* [Data extract]:
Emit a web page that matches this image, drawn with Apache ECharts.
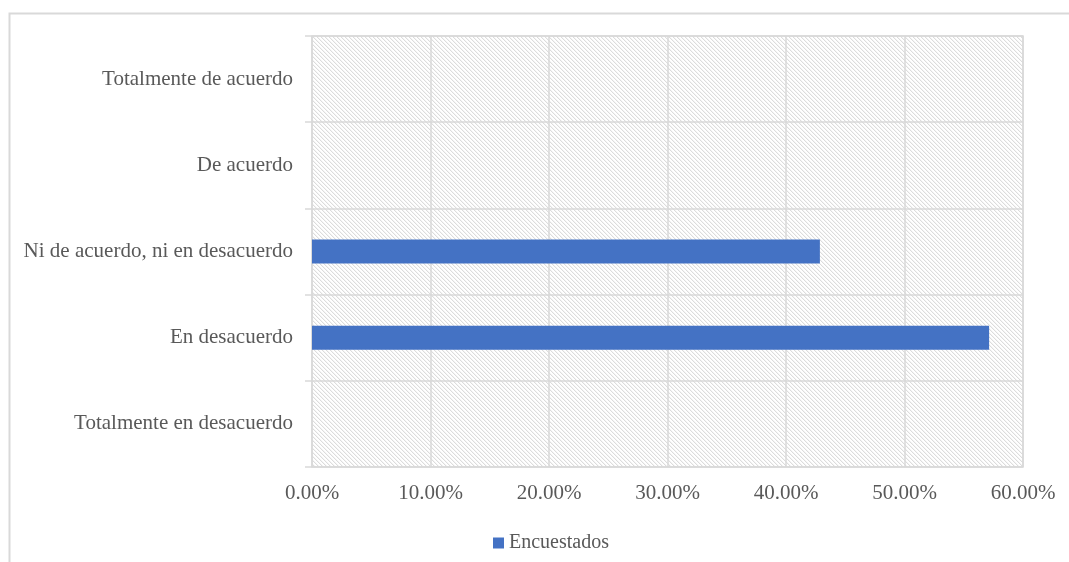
<!DOCTYPE html>
<html>
<head>
<meta charset="utf-8">
<script src="https://cdn.jsdelivr.net/npm/echarts@6/dist/echarts.min.js"></script>
<style>
  html, body { margin: 0; padding: 0; background: #ffffff; }
  #chart { width: 1069px; height: 562px; }
</style>
</head>
<body>
<div id="chart"></div>
<script>
// Response categories, listed bottom to top as the category axis draws them
var categories = [
  'Totalmente en desacuerdo',
  'En desacuerdo',
  'Ni de acuerdo, ni en desacuerdo',
  'De acuerdo',
  'Totalmente de acuerdo'
];
// Share of respondents per category
var encuestados = [0, 0.5714, 0.4286, 0, 0];
var seriesName = 'Encuestados';
var axisMax = 0.6;
var axisStep = 0.1;

// Diagonal hatch fill for the plot area
function hatchPattern() {
  var c = document.createElement('canvas');
  c.width = 8; c.height = 8;
  var ctx = c.getContext('2d');
  ctx.fillStyle = '#ffffff';
  ctx.fillRect(0, 0, 8, 8);
  for (var y = 0; y < 8; y++) {
    for (var x = 0; x < 8; x++) {
      var k = ((x - y) % 4 + 4) % 4;
      if (k === 0) { ctx.fillStyle = '#dcdcdc'; ctx.fillRect(x, y, 1, 1); }
      else if (k === 1) { ctx.fillStyle = '#f5f5f5'; ctx.fillRect(x, y, 1, 1); }
    }
  }
  return { image: c, repeat: 'repeat' };
}

var textColor = '#595959';
var lineColor = '#d9d9d9';
var fontFamily = '"Liberation Serif", "Times New Roman", serif';

var chart = echarts.init(document.getElementById('chart'), null, { renderer: 'canvas' });
chart.setOption({
  animation: false,
  backgroundColor: '#ffffff',
  graphic: [{
    type: 'rect',
    left: 7, top: 11,
    shape: { width: 1200, height: 700 },
    style: { fill: 'none', stroke: lineColor, lineWidth: 2 },
    silent: true
  }],
  grid: {
    left: 312, right: 46, top: 36, bottom: 95,
    show: true,
    backgroundColor: hatchPattern(),
    borderColor: lineColor,
    borderWidth: 1.5
  },
  legend: {
    data: [seriesName],
    left: 488, top: 528,
    icon: 'rect',
    itemWidth: 11, itemHeight: 11,
    textStyle: { color: textColor, fontSize: 20, fontFamily: fontFamily }
  },
  xAxis: {
    type: 'value',
    min: 0, max: axisMax, interval: axisStep,
    axisLine: { show: false },
    axisTick: { show: false },
    splitLine: { show: true, lineStyle: { color: lineColor, width: 1.5 } },
    axisLabel: {
      color: textColor, fontSize: 21, fontFamily: fontFamily, margin: 16,
      formatter: function (v) { return (v * 100).toFixed(2) + '%'; }
    }
  },
  yAxis: {
    type: 'category',
    data: categories,
    axisLine: { show: false },
    axisTick: { show: true, length: 7, lineStyle: { color: lineColor, width: 1.5 } },
    splitLine: { show: true, lineStyle: { color: lineColor, width: 1.5 } },
    axisLabel: {
      color: textColor, fontSize: 21, fontFamily: fontFamily, margin: 19,
      padding: [6, 0, 0, 0]
    }
  },
  series: [{
    name: seriesName,
    type: 'bar',
    data: encuestados,
    barWidth: 24,
    itemStyle: { color: '#4472C4' }
  }]
});
</script>
</body>
</html>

* [Objective]: Count each line of the data where the word "image" appears, then reply with the total only.

* [Answer to the exercise]: 2